**Data shown:**
Start
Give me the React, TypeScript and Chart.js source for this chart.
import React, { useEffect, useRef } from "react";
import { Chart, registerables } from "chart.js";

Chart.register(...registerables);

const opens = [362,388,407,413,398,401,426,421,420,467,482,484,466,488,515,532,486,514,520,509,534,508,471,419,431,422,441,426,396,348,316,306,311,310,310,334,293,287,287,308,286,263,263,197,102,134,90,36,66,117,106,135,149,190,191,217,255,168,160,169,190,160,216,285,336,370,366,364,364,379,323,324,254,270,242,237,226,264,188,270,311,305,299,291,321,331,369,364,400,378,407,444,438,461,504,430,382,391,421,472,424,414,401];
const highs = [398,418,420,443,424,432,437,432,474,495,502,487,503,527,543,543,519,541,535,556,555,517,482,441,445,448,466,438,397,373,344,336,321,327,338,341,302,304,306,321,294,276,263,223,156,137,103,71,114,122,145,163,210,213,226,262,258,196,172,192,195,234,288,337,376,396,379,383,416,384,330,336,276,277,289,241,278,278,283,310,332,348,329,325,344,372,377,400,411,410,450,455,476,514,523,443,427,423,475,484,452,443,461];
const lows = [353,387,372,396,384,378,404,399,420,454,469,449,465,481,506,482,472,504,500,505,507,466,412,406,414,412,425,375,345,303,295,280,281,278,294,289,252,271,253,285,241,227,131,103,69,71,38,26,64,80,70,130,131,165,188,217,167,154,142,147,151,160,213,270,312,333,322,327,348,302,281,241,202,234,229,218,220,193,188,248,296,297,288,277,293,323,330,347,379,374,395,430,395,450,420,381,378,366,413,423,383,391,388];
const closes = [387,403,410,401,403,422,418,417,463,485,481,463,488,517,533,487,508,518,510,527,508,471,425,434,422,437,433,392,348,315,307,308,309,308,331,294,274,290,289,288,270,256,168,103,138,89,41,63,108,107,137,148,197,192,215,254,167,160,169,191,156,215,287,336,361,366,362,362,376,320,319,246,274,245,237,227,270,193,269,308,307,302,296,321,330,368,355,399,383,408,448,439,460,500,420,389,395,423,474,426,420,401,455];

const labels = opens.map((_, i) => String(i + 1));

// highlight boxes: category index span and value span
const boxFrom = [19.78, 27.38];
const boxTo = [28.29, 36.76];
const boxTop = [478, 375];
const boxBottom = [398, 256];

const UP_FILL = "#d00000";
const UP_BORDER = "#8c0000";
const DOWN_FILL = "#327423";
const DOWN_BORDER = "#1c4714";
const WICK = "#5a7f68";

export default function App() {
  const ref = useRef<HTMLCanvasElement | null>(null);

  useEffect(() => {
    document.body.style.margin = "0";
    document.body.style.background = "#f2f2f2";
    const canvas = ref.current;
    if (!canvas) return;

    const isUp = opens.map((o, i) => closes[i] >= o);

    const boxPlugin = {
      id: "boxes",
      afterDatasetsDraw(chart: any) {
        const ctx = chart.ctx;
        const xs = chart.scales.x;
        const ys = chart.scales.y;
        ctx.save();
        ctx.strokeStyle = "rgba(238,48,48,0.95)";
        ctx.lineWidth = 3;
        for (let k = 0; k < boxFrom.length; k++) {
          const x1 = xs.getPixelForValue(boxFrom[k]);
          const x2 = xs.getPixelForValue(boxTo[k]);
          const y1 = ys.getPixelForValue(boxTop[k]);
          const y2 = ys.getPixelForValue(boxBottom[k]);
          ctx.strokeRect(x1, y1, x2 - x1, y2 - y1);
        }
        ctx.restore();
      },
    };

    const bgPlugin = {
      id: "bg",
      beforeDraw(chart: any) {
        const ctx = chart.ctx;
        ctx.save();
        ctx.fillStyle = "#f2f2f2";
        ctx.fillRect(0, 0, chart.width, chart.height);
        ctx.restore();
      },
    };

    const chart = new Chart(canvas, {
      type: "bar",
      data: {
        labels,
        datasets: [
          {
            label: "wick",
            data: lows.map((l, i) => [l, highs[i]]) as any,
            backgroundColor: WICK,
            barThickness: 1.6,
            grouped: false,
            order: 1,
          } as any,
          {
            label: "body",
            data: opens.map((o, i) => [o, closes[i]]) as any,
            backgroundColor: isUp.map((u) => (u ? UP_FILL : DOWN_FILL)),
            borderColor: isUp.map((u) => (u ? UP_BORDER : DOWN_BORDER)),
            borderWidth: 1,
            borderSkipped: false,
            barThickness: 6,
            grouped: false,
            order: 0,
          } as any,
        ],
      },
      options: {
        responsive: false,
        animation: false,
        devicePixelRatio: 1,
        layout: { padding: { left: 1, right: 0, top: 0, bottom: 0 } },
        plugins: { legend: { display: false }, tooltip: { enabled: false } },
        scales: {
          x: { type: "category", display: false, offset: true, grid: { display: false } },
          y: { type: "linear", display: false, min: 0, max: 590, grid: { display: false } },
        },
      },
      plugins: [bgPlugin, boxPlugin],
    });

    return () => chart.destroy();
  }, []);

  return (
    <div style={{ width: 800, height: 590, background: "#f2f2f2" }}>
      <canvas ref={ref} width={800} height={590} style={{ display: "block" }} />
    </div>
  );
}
End
**Set task:**
Reproduce every line of the material above exactly.

**Result:**
Give me the React, TypeScript and Chart.js source for this chart.
import React, { useEffect, useRef } from "react";
import { Chart, registerables } from "chart.js";

Chart.register(...registerables);

const opens = [362,388,407,413,398,401,426,421,420,467,482,484,466,488,515,532,486,514,520,509,534,508,471,419,431,422,441,426,396,348,316,306,311,310,310,334,293,287,287,308,286,263,263,197,102,134,90,36,66,117,106,135,149,190,191,217,255,168,160,169,190,160,216,285,336,370,366,364,364,379,323,324,254,270,242,237,226,264,188,270,311,305,299,291,321,331,369,364,400,378,407,444,438,461,504,430,382,391,421,472,424,414,401];
const highs = [398,418,420,443,424,432,437,432,474,495,502,487,503,527,543,543,519,541,535,556,555,517,482,441,445,448,466,438,397,373,344,336,321,327,338,341,302,304,306,321,294,276,263,223,156,137,103,71,114,122,145,163,210,213,226,262,258,196,172,192,195,234,288,337,376,396,379,383,416,384,330,336,276,277,289,241,278,278,283,310,332,348,329,325,344,372,377,400,411,410,450,455,476,514,523,443,427,423,475,484,452,443,461];
const lows = [353,387,372,396,384,378,404,399,420,454,469,449,465,481,506,482,472,504,500,505,507,466,412,406,414,412,425,375,345,303,295,280,281,278,294,289,252,271,253,285,241,227,131,103,69,71,38,26,64,80,70,130,131,165,188,217,167,154,142,147,151,160,213,270,312,333,322,327,348,302,281,241,202,234,229,218,220,193,188,248,296,297,288,277,293,323,330,347,379,374,395,430,395,450,420,381,378,366,413,423,383,391,388];
const closes = [387,403,410,401,403,422,418,417,463,485,481,463,488,517,533,487,508,518,510,527,508,471,425,434,422,437,433,392,348,315,307,308,309,308,331,294,274,290,289,288,270,256,168,103,138,89,41,63,108,107,137,148,197,192,215,254,167,160,169,191,156,215,287,336,361,366,362,362,376,320,319,246,274,245,237,227,270,193,269,308,307,302,296,321,330,368,355,399,383,408,448,439,460,500,420,389,395,423,474,426,420,401,455];

const labels = opens.map((_, i) => String(i + 1));

// highlight boxes: category index span and value span
const boxFrom = [19.78, 27.38];
const boxTo = [28.29, 36.76];
const boxTop = [478, 375];
const boxBottom = [398, 256];

const UP_FILL = "#d00000";
const UP_BORDER = "#8c0000";
const DOWN_FILL = "#327423";
const DOWN_BORDER = "#1c4714";
const WICK = "#5a7f68";

export default function App() {
  const ref = useRef<HTMLCanvasElement | null>(null);

  useEffect(() => {
    document.body.style.margin = "0";
    document.body.style.background = "#f2f2f2";
    const canvas = ref.current;
    if (!canvas) return;

    const isUp = opens.map((o, i) => closes[i] >= o);

    const boxPlugin = {
      id: "boxes",
      afterDatasetsDraw(chart: any) {
        const ctx = chart.ctx;
        const xs = chart.scales.x;
        const ys = chart.scales.y;
        ctx.save();
        ctx.strokeStyle = "rgba(238,48,48,0.95)";
        ctx.lineWidth = 3;
        for (let k = 0; k < boxFrom.length; k++) {
          const x1 = xs.getPixelForValue(boxFrom[k]);
          const x2 = xs.getPixelForValue(boxTo[k]);
          const y1 = ys.getPixelForValue(boxTop[k]);
          const y2 = ys.getPixelForValue(boxBottom[k]);
          ctx.strokeRect(x1, y1, x2 - x1, y2 - y1);
        }
        ctx.restore();
      },
    };

    const bgPlugin = {
      id: "bg",
      beforeDraw(chart: any) {
        const ctx = chart.ctx;
        ctx.save();
        ctx.fillStyle = "#f2f2f2";
        ctx.fillRect(0, 0, chart.width, chart.height);
        ctx.restore();
      },
    };

    const chart = new Chart(canvas, {
      type: "bar",
      data: {
        labels,
        datasets: [
          {
            label: "wick",
            data: lows.map((l, i) => [l, highs[i]]) as any,
            backgroundColor: WICK,
            barThickness: 1.6,
            grouped: false,
            order: 1,
          } as any,
          {
            label: "body",
            data: opens.map((o, i) => [o, closes[i]]) as any,
            backgroundColor: isUp.map((u) => (u ? UP_FILL : DOWN_FILL)),
            borderColor: isUp.map((u) => (u ? UP_BORDER : DOWN_BORDER)),
            borderWidth: 1,
            borderSkipped: false,
            barThickness: 6,
            grouped: false,
            order: 0,
          } as any,
        ],
      },
      options: {
        responsive: false,
        animation: false,
        devicePixelRatio: 1,
        layout: { padding: { left: 1, right: 0, top: 0, bottom: 0 } },
        plugins: { legend: { display: false }, tooltip: { enabled: false } },
        scales: {
          x: { type: "category", display: false, offset: true, grid: { display: false } },
          y: { type: "linear", display: false, min: 0, max: 590, grid: { display: false } },
        },
      },
      plugins: [bgPlugin, boxPlugin],
    });

    return () => chart.destroy();
  }, []);

  return (
    <div style={{ width: 800, height: 590, background: "#f2f2f2" }}>
      <canvas ref={ref} width={800} height={590} style={{ display: "block" }} />
    </div>
  );
}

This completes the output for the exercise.